**What the task requires:**
Can you set down, exactly as they appear below, the lines from the opening of the material through the one bearing "const hourLabels = hours.map(h", minus the pictures?

**Provided material:**
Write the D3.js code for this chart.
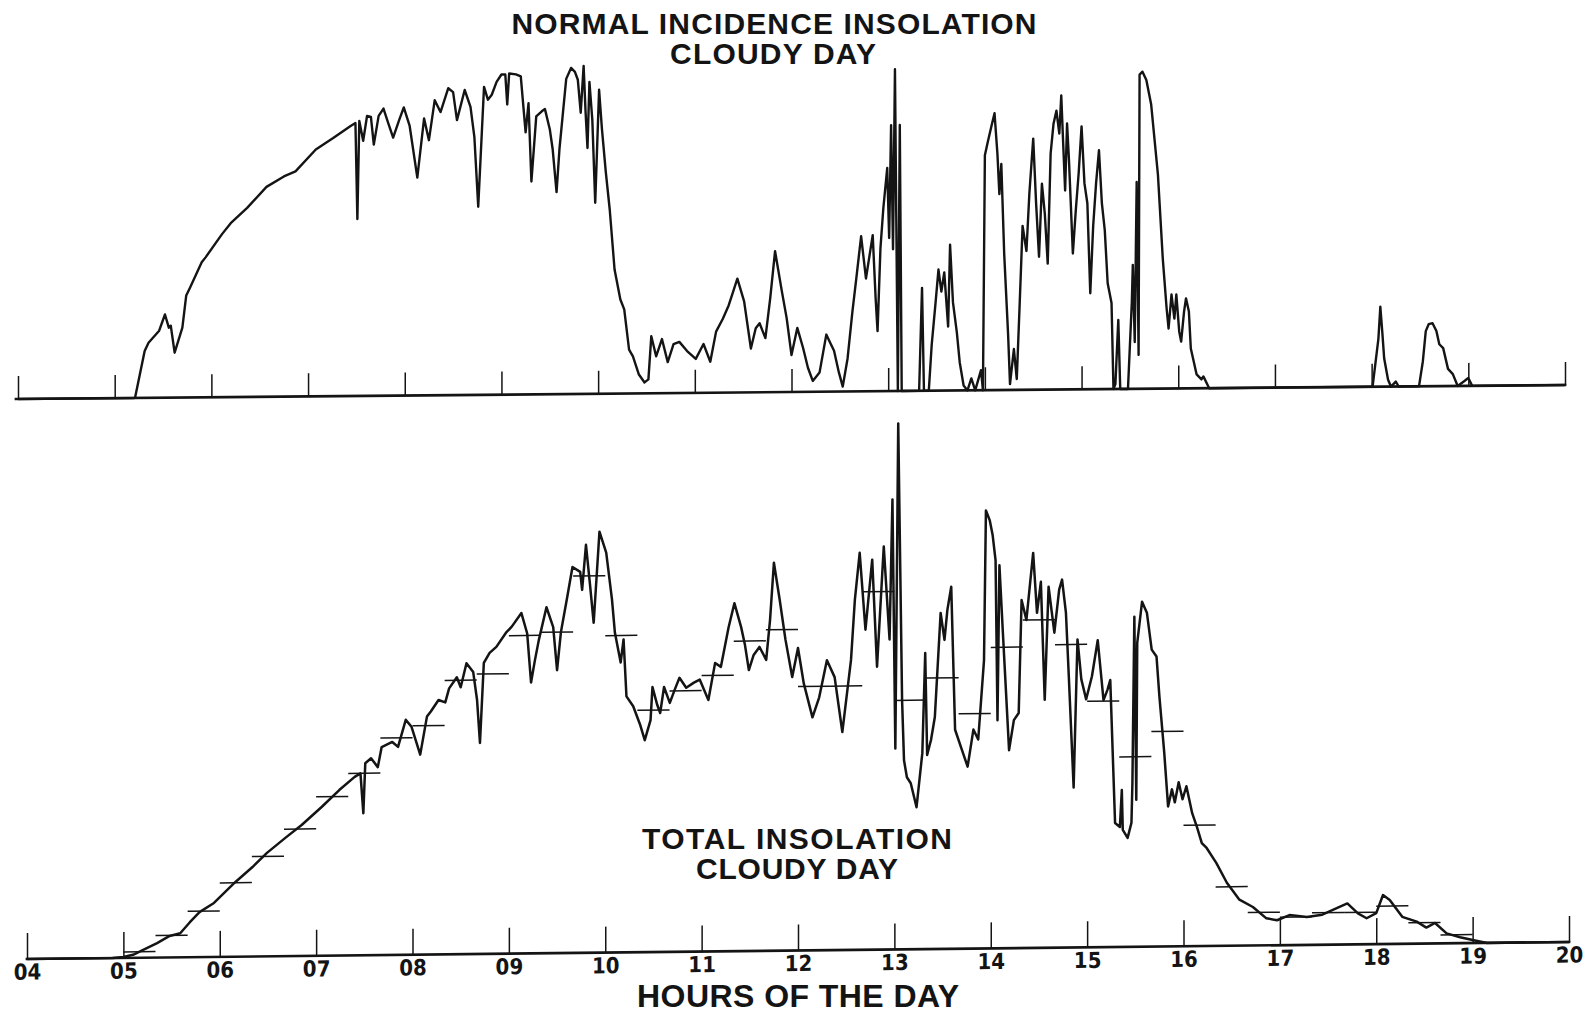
<!DOCTYPE html>
<html>
<head>
<meta charset="utf-8">
<script src="https://cdn.jsdelivr.net/npm/d3@7"></script>
<style>
  body { margin: 0; background: #fff; }
  svg { display: block; }
</style>
</head>
<body>
<svg id="chart" width="1589" height="1014"></svg>
<script>
// Hour ticks shared by both traces
const hours = d3.range(4, 21);
const hourLabels = hours.map(h => d3.format("02d")(h));

// Normal incidence insolation, [hour of day, W/m²]
const normalIncidence = [
  [4.00,0],[5.20,0],[5.21,0],[5.31,142],[5.35,167],[5.46,203],[5.52,252],[5.56,212],[5.58,218],[5.62,136],
  [5.70,212],[5.74,309],[5.78,333],[5.90,409],[5.94,424],[6.11,494],[6.20,527],[6.37,573],[6.57,636],[6.75,667],
  [6.87,682],[7.08,748],[7.26,782],[7.44,818],[7.49,827],[7.51,536],[7.53,833],[7.57,773],[7.61,848],[7.65,845],
  [7.68,761],[7.73,848],[7.78,870],[7.83,825],[7.88,782],[7.94,833],[7.99,873],[8.05,818],[8.13,660],[8.20,839],
  [8.25,773],[8.31,894],[8.37,858],[8.45,930],[8.50,918],[8.54,833],[8.62,924],[8.68,873],[8.72,782],[8.76,570],
  [8.82,933],[8.86,894],[8.90,909],[8.95,948],[9.00,970],[9.04,970],[9.06,879],[9.08,973],[9.15,970],[9.20,964],
  [9.25,794],[9.28,882],[9.31,645],[9.36,842],[9.42,858],[9.45,864],[9.50,803],[9.53,742],[9.57,612],[9.60,742],
  [9.64,864],[9.67,955],[9.72,988],[9.76,976],[9.79,952],[9.82,852],[9.85,994],[9.87,855],[9.89,745],[9.91,945],
  [9.94,830],[9.97,579],[10.01,921],[10.04,800],[10.08,670],[10.12,558],[10.17,376],[10.23,285],[10.27,255],[10.32,133],
  [10.36,112],[10.42,58],[10.48,33],[10.52,42],[10.55,173],[10.60,112],[10.66,164],[10.72,94],[10.78,148],[10.84,155],
  [10.92,127],[11.01,103],[11.09,148],[11.16,94],[11.22,185],[11.29,224],[11.35,264],[11.40,309],[11.44,345],[11.51,276],
  [11.58,133],[11.63,194],[11.67,209],[11.73,164],[11.78,285],[11.83,427],[11.90,306],[11.95,224],[12.00,112],[12.06,194],
  [12.12,133],[12.17,73],[12.22,33],[12.29,58],[12.36,173],[12.40,148],[12.44,124],[12.49,58],[12.53,15],[12.58,100],
  [12.63,242],[12.67,342],[12.72,470],[12.77,342],[12.84,473],[12.87,282],[12.89,182],[12.92,433],[12.95,555],[12.99,676],
  [13.01,464],[13.03,806],[13.05,430],[13.07,975],[13.10,0],[13.12,806],[13.14,0],[13.32,0],[13.35,312],[13.37,0],
  [13.42,0],[13.45,139],[13.49,267],[13.52,367],[13.55,300],[13.58,358],[13.62,194],[13.64,442],[13.67,267],[13.71,176],
  [13.74,85],[13.78,15],[13.82,0],[13.86,36],[13.90,0],[13.96,61],[13.98,0],[14.00,712],[14.03,752],[14.07,803],
  [14.10,839],[14.13,715],[14.15,594],[14.17,685],[14.20,412],[14.24,170],[14.26,18],[14.30,124],[14.33,33],[14.36,261],
  [14.39,497],[14.43,421],[14.46,594],[14.50,761],[14.53,564],[14.56,403],[14.59,624],[14.62,533],[14.65,382],[14.68,715],
  [14.71,806],[14.74,845],[14.77,776],[14.79,891],[14.81,745],[14.83,603],[14.85,806],[14.87,694],[14.91,412],[14.94,542],
  [14.97,655],[15.00,797],[15.03,624],[15.06,564],[15.09,291],[15.12,494],[15.15,624],[15.18,724],[15.21,564],[15.24,482],
  [15.27,321],[15.31,261],[15.33,0],[15.35,15],[15.38,209],[15.40,0],[15.48,0],[15.52,264],[15.53,376],[15.55,142],
  [15.57,627],[15.59,103],[15.60,952],[15.63,961],[15.67,936],[15.72,861],[15.79,648],[15.84,394],[15.88,242],[15.90,182],
  [15.93,285],[15.96,212],[15.98,285],[16.01,173],[16.03,142],[16.06,233],[16.08,273],[16.11,233],[16.13,121],[16.19,42],
  [16.24,27],[16.26,36],[16.32,0],[17.99,0],[18.01,0],[18.07,145],[18.09,242],[18.11,167],[18.13,85],[18.17,21],
  [18.20,0],[18.25,15],[18.28,0],[18.49,0],[18.53,76],[18.56,167],[18.59,188],[18.63,191],[18.67,167],[18.70,127],
  [18.74,115],[18.79,52],[18.84,36],[18.89,0],[18.96,15],[19.00,24],[19.04,0],[20.00,0]
];

// Total insolation, [hour of day, W/m²]
const totalInsolation = [
  [4.00,0],[4.89,0],[5.00,2],[5.10,6],[5.20,15],[5.35,29],[5.48,43],[5.59,48],[5.69,70],[5.79,90],
  [5.94,108],[6.16,149],[6.34,179],[6.49,207],[6.69,238],[6.85,262],[7.06,298],[7.24,331],[7.40,357],[7.46,364],
  [7.49,284],[7.51,384],[7.57,394],[7.64,376],[7.68,416],[7.79,426],[7.85,416],[7.93,470],[7.99,456],[8.08,400],
  [8.15,476],[8.19,486],[8.27,509],[8.34,504],[8.38,532],[8.46,554],[8.50,534],[8.56,582],[8.63,564],[8.67,508],
  [8.70,422],[8.74,582],[8.80,602],[8.87,614],[8.97,642],[9.03,654],[9.13,681],[9.19,640],[9.23,542],[9.27,586],
  [9.31,626],[9.39,692],[9.46,652],[9.50,566],[9.54,642],[9.60,706],[9.66,772],[9.74,762],[9.76,726],[9.80,816],
  [9.84,740],[9.88,660],[9.94,842],[10.01,800],[10.07,706],[10.10,640],[10.16,580],[10.19,626],[10.22,512],[10.29,492],
  [10.36,456],[10.41,424],[10.47,464],[10.49,530],[10.54,494],[10.57,478],[10.61,530],[10.67,498],[10.72,524],[10.77,548],
  [10.84,528],[10.92,538],[10.98,544],[11.07,503],[11.14,577],[11.20,569],[11.28,648],[11.34,696],[11.41,648],[11.45,612],
  [11.49,562],[11.54,592],[11.60,608],[11.67,582],[11.71,662],[11.75,776],[11.81,702],[11.87,622],[11.94,547],[12.00,605],
  [12.06,534],[12.15,466],[12.22,506],[12.30,580],[12.38,546],[12.46,436],[12.55,580],[12.59,700],[12.64,794],[12.70,640],
  [12.77,780],[12.82,566],[12.89,806],[12.95,620],[12.98,900],[13.01,402],[13.04,1052],[13.08,498],[13.10,378],[13.13,344],
  [13.17,332],[13.23,284],[13.29,392],[13.32,592],[13.34,388],[13.38,418],[13.42,464],[13.48,672],[13.52,618],[13.55,678],
  [13.59,724],[13.63,438],[13.70,398],[13.76,364],[13.82,438],[13.87,418],[13.93,576],[13.95,876],[13.99,856],[14.02,826],
  [14.05,776],[14.07,456],[14.09,766],[14.13,616],[14.19,396],[14.24,456],[14.29,470],[14.32,696],[14.37,656],[14.44,790],
  [14.48,670],[14.52,732],[14.56,496],[14.60,722],[14.66,630],[14.71,716],[14.74,736],[14.78,670],[14.81,542],[14.86,320],
  [14.90,616],[14.94,536],[14.99,496],[15.05,542],[15.11,614],[15.17,494],[15.21,514],[15.24,534],[15.29,248],[15.34,240],
  [15.36,314],[15.37,234],[15.42,218],[15.46,248],[15.47,328],[15.49,660],[15.51,294],[15.52,608],[15.57,690],[15.62,668],
  [15.67,594],[15.72,580],[15.75,500],[15.80,388],[15.84,280],[15.88,314],[15.91,288],[15.95,328],[15.99,294],[16.03,320],
  [16.09,266],[16.14,238],[16.19,206],[16.24,196],[16.34,166],[16.45,126],[16.58,92],[16.72,77],[16.86,54],[16.97,50],
  [17.10,60],[17.28,56],[17.44,60],[17.59,73],[17.70,82],[17.81,62],[17.90,52],[18.00,62],[18.07,98],[18.14,88],
  [18.27,54],[18.42,44],[18.52,32],[18.61,41],[18.73,20],[18.87,12],[19.00,6],[19.15,0],[20.00,0]
];

// 20-minute means of the total insolation, first interval starting at 05:00
const averageStartHour = 5;
const averageStepHours = 1 / 3;
const totalAverages = [
  12, 44, 92, 148, 200, 254, 318, 364, 434, 458, 548, 560, 636, 642, 754,
  634, 484, 522, 552, 620, 642, 528, 528, 716, 498, 542, 470, 602, 656, 606,
  492, 380, 430, 242, 118, 66, 56, 64, 64, 76, 42, 17
];

const topTitle = ["NORMAL INCIDENCE INSOLATION", "CLOUDY DAY"];
const bottomTitle = ["TOTAL INSOLATION", "CLOUDY DAY"];
const axisTitle = "HOURS OF THE DAY";

const ink = "#141414";
const svg = d3.select("#chart");

// Each trace sits on its own slightly sloping baseline; the slope is a
// vertical shear so that spikes and ticks stay vertical.
function makePanel(p) {
  const width = p.x1 - p.x0;
  const slope = (p.y1 - p.y0) / width;
  const g = svg.append("g").attr("transform", `matrix(1,${slope},0,1,${p.x0},${p.y0})`);
  const x = d3.scaleLinear().domain([4, 20]).range([p.inset, width]);
  const y = d3.scaleLinear().domain([0, 1000]).range([0, -p.fullHeight]);
  g.append("line")
    .attr("x1", 0).attr("x2", width)
    .attr("stroke", ink).attr("stroke-width", 2.7).attr("stroke-linecap", "square");
  return { g, x, y };
}

function styleAxis(a) {
  a.select(".domain").remove();
  a.selectAll(".tick line").attr("stroke", ink).attr("stroke-width", 1.5);
}

const traceLine = (x, y) => d3.line().x(d => x(d[0])).y(d => y(d[1]));

// ---- Normal incidence trace ----
const normalPanel = makePanel({ x0: 16, y0: 399, x1: 1565, y1: 385, inset: 2, fullHeight: 330 });
normalPanel.g.append("g")
  .call(d3.axisBottom(normalPanel.x).tickValues(hours).tickSizeInner(-23).tickSizeOuter(0).tickFormat(""))
  .call(styleAxis);
normalPanel.g.append("path")
  .datum(normalIncidence)
  .attr("d", traceLine(normalPanel.x, normalPanel.y))
  .attr("fill", "none")
  .attr("stroke", ink)
  .attr("stroke-width", 2.4)
  .attr("stroke-linejoin", "round");

// ---- Total insolation trace ----
const totalPanel = makePanel({ x0: 27, y0: 959, x1: 1569, y1: 942, inset: 0, fullHeight: 500 });
totalPanel.g.append("g")
  .call(d3.axisBottom(totalPanel.x).tickValues(hours).tickSizeInner(-26).tickSizeOuter(0)
    .tickPadding(5).tickFormat((d, i) => hourLabels[i]))
  .call(a => {
    styleAxis(a);
    a.selectAll(".tick text")
      .attr("fill", ink)
      .style("font-family", "'Liberation Sans Narrow','DejaVu Sans Condensed','Liberation Sans',sans-serif")
      .style("font-weight", "700")
      .style("font-size", "22px");
  });

totalPanel.g.selectAll("line.avg")
  .data(totalAverages)
  .join("line")
  .attr("class", "avg")
  .attr("x1", (d, i) => totalPanel.x(averageStartHour + i * averageStepHours))
  .attr("x2", (d, i) => totalPanel.x(averageStartHour + (i + 1) * averageStepHours))
  .attr("y1", d => totalPanel.y(d))
  .attr("y2", d => totalPanel.y(d))
  .attr("stroke", ink)
  .attr("stroke-width", 1.5);

totalPanel.g.append("path")
  .datum(totalInsolation)
  .attr("d", traceLine(totalPanel.x, totalPanel.y))
  .attr("fill", "none")
  .attr("stroke", ink)
  .attr("stroke-width", 2.5)
  .attr("stroke-linejoin", "round");

// ---- Titles ----
function title(text, cx, baseline, width, size) {
  svg.append("text")
    .attr("x", cx - width / 2)
    .attr("y", baseline)
    .attr("textLength", width)
    .attr("lengthAdjust", "spacing")
    .attr("fill", ink)
    .style("font-family", "'Liberation Sans',Arial,sans-serif")
    .style("font-weight", "700")
    .style("font-size", size + "px")
    .text(text);
}
title(topTitle[0], 774, 34, 525, 30);
title(topTitle[1], 773, 64, 206, 30);
title(bottomTitle[0], 797, 849, 310, 30);
title(bottomTitle[1], 797, 879, 202, 30);
title(axisTitle, 798, 1007, 322, 32);
</script>
</body>
</html>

**Result for this exercise:**
Write the D3.js code for this chart.
<!DOCTYPE html>
<html>
<head>
<meta charset="utf-8">
<script src="https://cdn.jsdelivr.net/npm/d3@7"></script>
<style>
  body { margin: 0; background: #fff; }
  svg { display: block; }
</style>
</head>
<body>
<svg id="chart" width="1589" height="1014"></svg>
<script>
// Hour ticks shared by both traces
const hours = d3.range(4, 21);
const hourLabels = hours.map(h => d3.format("02d")(h));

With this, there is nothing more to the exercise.